***** Data extract *****

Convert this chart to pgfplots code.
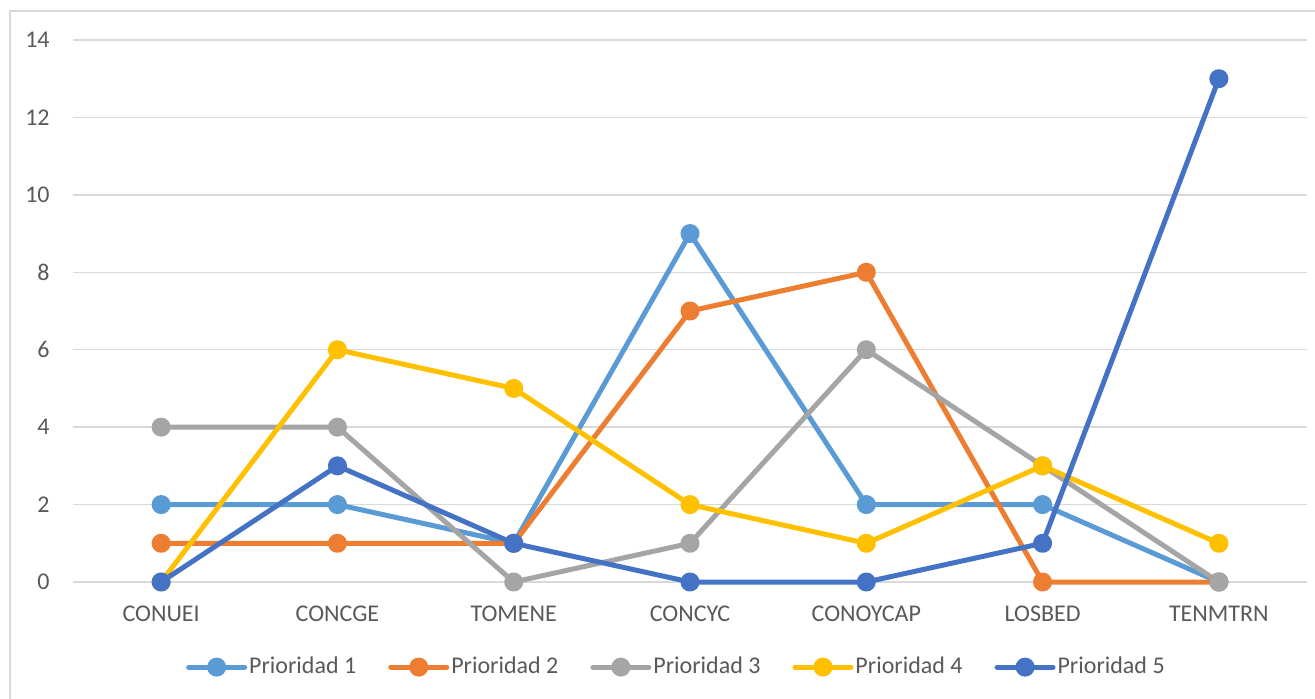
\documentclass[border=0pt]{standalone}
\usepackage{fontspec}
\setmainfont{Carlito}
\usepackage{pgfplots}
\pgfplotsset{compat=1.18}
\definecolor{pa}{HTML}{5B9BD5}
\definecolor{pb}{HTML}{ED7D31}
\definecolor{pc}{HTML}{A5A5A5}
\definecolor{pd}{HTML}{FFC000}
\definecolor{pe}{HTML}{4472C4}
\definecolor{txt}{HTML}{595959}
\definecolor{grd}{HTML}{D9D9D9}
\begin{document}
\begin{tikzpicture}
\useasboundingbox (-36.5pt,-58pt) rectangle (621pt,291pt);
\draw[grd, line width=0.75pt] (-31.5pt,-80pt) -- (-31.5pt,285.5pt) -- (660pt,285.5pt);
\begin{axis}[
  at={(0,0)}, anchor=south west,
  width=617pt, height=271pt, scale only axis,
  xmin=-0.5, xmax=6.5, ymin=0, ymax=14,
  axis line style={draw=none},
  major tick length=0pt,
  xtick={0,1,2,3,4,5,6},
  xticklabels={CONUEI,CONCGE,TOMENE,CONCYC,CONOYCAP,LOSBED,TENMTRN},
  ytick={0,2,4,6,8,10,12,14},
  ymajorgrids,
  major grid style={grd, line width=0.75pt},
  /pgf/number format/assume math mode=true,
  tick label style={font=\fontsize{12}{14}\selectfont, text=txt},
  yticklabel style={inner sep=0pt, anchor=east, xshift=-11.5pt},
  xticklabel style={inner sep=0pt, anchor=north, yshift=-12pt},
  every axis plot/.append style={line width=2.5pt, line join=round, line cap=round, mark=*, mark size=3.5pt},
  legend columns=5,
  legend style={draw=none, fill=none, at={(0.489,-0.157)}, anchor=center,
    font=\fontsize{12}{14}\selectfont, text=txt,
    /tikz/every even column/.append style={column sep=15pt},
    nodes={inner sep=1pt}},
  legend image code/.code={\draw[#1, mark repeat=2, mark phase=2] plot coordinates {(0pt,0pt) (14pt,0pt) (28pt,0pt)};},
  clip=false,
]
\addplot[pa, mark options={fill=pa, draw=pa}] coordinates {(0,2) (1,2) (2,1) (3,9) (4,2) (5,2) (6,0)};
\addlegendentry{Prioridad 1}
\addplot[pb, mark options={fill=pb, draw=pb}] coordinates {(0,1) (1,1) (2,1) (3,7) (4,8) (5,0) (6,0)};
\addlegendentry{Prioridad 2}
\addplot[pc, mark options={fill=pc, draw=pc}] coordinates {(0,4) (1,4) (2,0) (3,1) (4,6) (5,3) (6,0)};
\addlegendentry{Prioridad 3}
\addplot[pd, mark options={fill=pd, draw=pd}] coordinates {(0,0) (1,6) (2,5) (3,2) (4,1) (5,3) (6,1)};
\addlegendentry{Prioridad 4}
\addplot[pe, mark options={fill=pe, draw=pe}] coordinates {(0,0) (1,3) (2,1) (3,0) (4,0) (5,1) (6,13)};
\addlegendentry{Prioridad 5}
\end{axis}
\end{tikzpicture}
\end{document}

*****

## Goal
Copy every line of the data exactly as written, excluding the pictures.

## Answer for this exercise
Convert this chart to pgfplots code.
\documentclass[border=0pt]{standalone}
\usepackage{fontspec}
\setmainfont{Carlito}
\usepackage{pgfplots}
\pgfplotsset{compat=1.18}
\definecolor{pa}{HTML}{5B9BD5}
\definecolor{pb}{HTML}{ED7D31}
\definecolor{pc}{HTML}{A5A5A5}
\definecolor{pd}{HTML}{FFC000}
\definecolor{pe}{HTML}{4472C4}
\definecolor{txt}{HTML}{595959}
\definecolor{grd}{HTML}{D9D9D9}
\begin{document}
\begin{tikzpicture}
\useasboundingbox (-36.5pt,-58pt) rectangle (621pt,291pt);
\draw[grd, line width=0.75pt] (-31.5pt,-80pt) -- (-31.5pt,285.5pt) -- (660pt,285.5pt);
\begin{axis}[
  at={(0,0)}, anchor=south west,
  width=617pt, height=271pt, scale only axis,
  xmin=-0.5, xmax=6.5, ymin=0, ymax=14,
  axis line style={draw=none},
  major tick length=0pt,
  xtick={0,1,2,3,4,5,6},
  xticklabels={CONUEI,CONCGE,TOMENE,CONCYC,CONOYCAP,LOSBED,TENMTRN},
  ytick={0,2,4,6,8,10,12,14},
  ymajorgrids,
  major grid style={grd, line width=0.75pt},
  /pgf/number format/assume math mode=true,
  tick label style={font=\fontsize{12}{14}\selectfont, text=txt},
  yticklabel style={inner sep=0pt, anchor=east, xshift=-11.5pt},
  xticklabel style={inner sep=0pt, anchor=north, yshift=-12pt},
  every axis plot/.append style={line width=2.5pt, line join=round, line cap=round, mark=*, mark size=3.5pt},
  legend columns=5,
  legend style={draw=none, fill=none, at={(0.489,-0.157)}, anchor=center,
    font=\fontsize{12}{14}\selectfont, text=txt,
    /tikz/every even column/.append style={column sep=15pt},
    nodes={inner sep=1pt}},
  legend image code/.code={\draw[#1, mark repeat=2, mark phase=2] plot coordinates {(0pt,0pt) (14pt,0pt) (28pt,0pt)};},
  clip=false,
]
\addplot[pa, mark options={fill=pa, draw=pa}] coordinates {(0,2) (1,2) (2,1) (3,9) (4,2) (5,2) (6,0)};
\addlegendentry{Prioridad 1}
\addplot[pb, mark options={fill=pb, draw=pb}] coordinates {(0,1) (1,1) (2,1) (3,7) (4,8) (5,0) (6,0)};
\addlegendentry{Prioridad 2}
\addplot[pc, mark options={fill=pc, draw=pc}] coordinates {(0,4) (1,4) (2,0) (3,1) (4,6) (5,3) (6,0)};
\addlegendentry{Prioridad 3}
\addplot[pd, mark options={fill=pd, draw=pd}] coordinates {(0,0) (1,6) (2,5) (3,2) (4,1) (5,3) (6,1)};
\addlegendentry{Prioridad 4}
\addplot[pe, mark options={fill=pe, draw=pe}] coordinates {(0,0) (1,3) (2,1) (3,0) (4,0) (5,1) (6,13)};
\addlegendentry{Prioridad 5}
\end{axis}
\end{tikzpicture}
\end{document}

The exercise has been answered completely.